▶ **Goal**: Only a number is wanted: how many lines in the listing contain the word "this"?

Source code of charts
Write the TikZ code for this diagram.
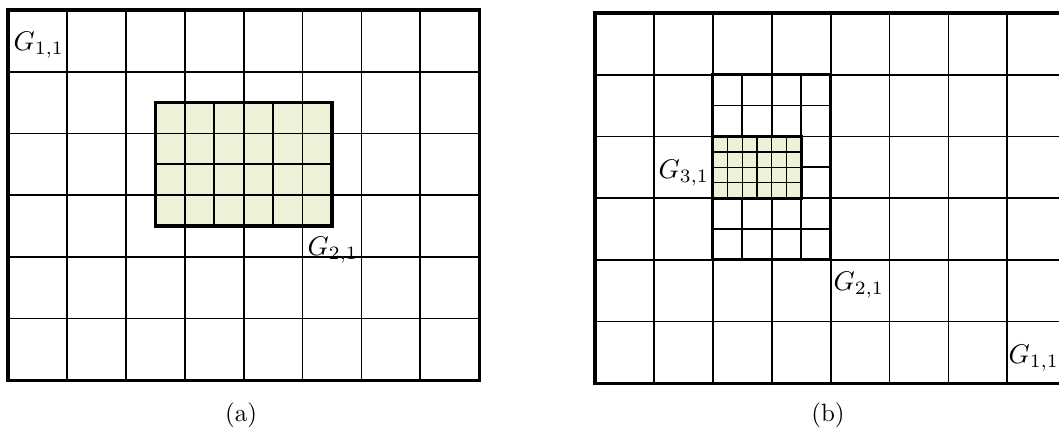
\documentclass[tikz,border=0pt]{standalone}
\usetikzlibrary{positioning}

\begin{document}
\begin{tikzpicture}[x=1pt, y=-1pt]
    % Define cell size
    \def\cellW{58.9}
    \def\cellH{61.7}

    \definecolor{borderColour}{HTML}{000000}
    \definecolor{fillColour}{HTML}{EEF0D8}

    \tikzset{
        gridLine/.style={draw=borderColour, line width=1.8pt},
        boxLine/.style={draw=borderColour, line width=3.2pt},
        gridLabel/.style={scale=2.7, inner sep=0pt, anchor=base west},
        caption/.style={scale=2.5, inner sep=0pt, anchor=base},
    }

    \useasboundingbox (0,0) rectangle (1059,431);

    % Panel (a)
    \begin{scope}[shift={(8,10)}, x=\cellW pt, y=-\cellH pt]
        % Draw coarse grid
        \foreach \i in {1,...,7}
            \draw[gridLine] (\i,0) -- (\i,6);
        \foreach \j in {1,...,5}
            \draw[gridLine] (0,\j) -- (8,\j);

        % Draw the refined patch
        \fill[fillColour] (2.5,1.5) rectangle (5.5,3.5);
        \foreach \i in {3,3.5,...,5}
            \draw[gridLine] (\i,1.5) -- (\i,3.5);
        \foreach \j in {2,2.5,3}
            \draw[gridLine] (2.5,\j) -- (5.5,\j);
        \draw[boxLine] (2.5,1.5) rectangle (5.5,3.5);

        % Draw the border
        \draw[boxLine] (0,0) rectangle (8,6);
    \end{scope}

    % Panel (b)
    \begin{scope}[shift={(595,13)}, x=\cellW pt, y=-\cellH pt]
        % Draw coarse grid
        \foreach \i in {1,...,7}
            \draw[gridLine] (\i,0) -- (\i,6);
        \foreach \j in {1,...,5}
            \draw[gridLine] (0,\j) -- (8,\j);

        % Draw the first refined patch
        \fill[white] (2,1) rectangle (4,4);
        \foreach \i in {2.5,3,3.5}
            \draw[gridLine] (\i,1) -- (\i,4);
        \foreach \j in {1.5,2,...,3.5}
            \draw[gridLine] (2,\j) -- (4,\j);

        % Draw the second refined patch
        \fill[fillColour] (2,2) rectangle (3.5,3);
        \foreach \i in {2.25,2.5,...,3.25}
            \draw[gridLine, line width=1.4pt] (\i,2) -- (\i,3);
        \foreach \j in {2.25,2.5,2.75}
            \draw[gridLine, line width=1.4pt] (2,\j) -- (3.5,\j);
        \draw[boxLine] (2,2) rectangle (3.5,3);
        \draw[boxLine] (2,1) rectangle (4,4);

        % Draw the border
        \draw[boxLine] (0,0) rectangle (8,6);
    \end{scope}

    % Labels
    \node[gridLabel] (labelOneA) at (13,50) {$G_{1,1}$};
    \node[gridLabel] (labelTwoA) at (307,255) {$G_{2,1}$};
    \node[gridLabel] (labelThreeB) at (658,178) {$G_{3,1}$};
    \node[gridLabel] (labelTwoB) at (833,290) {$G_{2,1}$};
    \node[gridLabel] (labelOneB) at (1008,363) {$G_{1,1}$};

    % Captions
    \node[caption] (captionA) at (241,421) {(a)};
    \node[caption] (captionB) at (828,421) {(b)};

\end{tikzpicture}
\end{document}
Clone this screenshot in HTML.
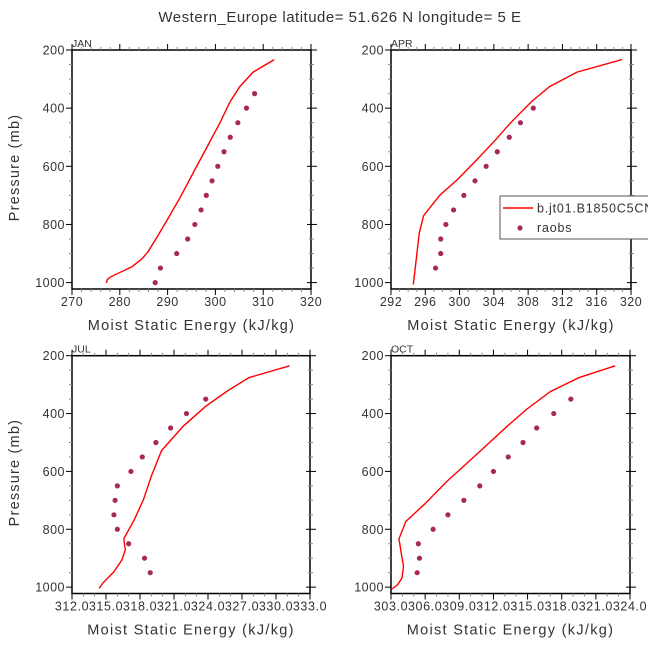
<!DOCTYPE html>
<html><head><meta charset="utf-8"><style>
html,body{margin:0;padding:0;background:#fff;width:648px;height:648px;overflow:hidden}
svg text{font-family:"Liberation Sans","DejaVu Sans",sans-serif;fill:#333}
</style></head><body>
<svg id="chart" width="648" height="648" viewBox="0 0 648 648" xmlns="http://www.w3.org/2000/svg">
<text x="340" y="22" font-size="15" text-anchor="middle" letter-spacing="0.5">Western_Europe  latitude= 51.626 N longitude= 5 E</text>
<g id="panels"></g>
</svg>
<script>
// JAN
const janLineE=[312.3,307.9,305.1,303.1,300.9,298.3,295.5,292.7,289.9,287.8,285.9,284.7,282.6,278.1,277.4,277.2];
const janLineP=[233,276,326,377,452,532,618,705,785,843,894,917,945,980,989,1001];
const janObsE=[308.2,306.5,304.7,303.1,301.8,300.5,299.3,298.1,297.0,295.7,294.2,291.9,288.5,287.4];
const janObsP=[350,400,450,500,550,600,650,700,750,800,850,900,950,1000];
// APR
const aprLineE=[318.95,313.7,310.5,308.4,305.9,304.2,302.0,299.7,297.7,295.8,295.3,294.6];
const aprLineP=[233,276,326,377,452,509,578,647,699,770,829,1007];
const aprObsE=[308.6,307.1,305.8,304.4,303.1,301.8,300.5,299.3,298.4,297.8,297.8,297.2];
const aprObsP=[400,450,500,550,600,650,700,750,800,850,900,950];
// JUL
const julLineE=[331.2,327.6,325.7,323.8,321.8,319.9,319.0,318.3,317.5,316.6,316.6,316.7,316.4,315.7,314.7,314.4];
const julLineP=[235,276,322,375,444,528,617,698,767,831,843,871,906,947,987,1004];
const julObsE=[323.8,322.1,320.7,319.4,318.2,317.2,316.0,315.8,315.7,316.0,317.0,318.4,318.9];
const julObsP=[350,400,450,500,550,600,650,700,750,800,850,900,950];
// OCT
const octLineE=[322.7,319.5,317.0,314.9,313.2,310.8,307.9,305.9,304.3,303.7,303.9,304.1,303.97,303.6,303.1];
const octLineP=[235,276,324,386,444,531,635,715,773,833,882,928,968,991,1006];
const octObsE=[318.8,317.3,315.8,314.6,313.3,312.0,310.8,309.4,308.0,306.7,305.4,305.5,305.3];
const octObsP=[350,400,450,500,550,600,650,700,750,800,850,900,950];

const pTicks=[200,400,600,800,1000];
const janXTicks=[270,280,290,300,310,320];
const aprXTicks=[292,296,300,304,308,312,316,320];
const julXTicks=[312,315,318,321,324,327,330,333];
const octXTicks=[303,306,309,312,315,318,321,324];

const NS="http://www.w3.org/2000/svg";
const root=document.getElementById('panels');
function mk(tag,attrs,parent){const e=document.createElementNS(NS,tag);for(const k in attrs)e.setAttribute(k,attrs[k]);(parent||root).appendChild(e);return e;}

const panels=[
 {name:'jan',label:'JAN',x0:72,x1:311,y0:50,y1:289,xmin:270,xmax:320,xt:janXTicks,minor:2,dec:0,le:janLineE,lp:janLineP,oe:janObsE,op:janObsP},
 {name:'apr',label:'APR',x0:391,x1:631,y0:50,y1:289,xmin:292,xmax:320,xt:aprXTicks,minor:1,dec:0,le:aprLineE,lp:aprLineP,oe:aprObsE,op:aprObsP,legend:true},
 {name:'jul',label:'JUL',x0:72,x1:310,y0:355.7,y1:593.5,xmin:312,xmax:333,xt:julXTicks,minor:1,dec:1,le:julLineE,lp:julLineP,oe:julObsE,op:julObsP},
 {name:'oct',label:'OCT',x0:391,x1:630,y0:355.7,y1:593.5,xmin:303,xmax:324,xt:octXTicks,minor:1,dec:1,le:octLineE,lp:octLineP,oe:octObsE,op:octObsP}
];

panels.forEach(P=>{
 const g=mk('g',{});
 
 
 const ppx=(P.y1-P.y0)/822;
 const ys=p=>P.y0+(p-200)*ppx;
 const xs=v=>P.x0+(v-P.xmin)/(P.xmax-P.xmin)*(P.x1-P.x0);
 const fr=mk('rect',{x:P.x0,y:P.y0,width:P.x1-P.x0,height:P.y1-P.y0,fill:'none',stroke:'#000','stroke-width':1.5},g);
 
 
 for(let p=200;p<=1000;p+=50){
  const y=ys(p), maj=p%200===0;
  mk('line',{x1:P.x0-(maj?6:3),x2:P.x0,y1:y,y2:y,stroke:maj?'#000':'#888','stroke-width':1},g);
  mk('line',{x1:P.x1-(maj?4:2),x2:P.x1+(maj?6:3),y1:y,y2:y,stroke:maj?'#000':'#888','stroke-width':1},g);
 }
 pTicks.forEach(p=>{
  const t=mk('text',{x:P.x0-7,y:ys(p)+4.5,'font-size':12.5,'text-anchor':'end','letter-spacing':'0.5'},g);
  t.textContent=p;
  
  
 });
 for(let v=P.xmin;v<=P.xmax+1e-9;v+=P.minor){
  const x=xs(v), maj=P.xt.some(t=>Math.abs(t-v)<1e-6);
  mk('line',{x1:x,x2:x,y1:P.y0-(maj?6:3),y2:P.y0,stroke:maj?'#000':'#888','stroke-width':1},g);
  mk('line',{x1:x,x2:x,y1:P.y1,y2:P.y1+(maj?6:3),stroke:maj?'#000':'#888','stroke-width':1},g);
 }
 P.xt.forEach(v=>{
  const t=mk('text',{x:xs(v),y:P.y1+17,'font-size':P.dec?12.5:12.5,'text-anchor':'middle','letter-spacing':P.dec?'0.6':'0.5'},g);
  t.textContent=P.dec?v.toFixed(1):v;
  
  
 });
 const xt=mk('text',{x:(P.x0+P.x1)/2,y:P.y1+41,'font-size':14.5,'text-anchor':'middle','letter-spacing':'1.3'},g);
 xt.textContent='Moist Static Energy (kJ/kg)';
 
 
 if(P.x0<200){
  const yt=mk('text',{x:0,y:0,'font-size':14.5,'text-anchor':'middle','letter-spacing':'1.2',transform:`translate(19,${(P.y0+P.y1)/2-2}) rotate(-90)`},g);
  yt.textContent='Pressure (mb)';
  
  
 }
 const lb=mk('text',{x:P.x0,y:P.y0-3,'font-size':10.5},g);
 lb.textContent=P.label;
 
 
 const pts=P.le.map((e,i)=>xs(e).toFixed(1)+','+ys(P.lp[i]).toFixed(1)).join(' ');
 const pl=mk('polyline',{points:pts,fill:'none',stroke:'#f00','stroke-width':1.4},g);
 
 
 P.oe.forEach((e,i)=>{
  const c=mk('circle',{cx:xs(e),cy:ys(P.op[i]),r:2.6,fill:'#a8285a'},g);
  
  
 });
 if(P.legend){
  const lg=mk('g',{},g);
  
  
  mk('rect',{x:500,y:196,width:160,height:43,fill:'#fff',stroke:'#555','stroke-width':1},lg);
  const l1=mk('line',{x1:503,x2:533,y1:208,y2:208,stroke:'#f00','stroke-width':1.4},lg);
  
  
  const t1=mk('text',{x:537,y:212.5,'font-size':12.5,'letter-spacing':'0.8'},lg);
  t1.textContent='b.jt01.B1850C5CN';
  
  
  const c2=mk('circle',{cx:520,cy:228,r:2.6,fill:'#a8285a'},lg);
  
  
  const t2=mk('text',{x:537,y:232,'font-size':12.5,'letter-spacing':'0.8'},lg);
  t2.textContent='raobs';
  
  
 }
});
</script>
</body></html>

▶ **Final result**: 2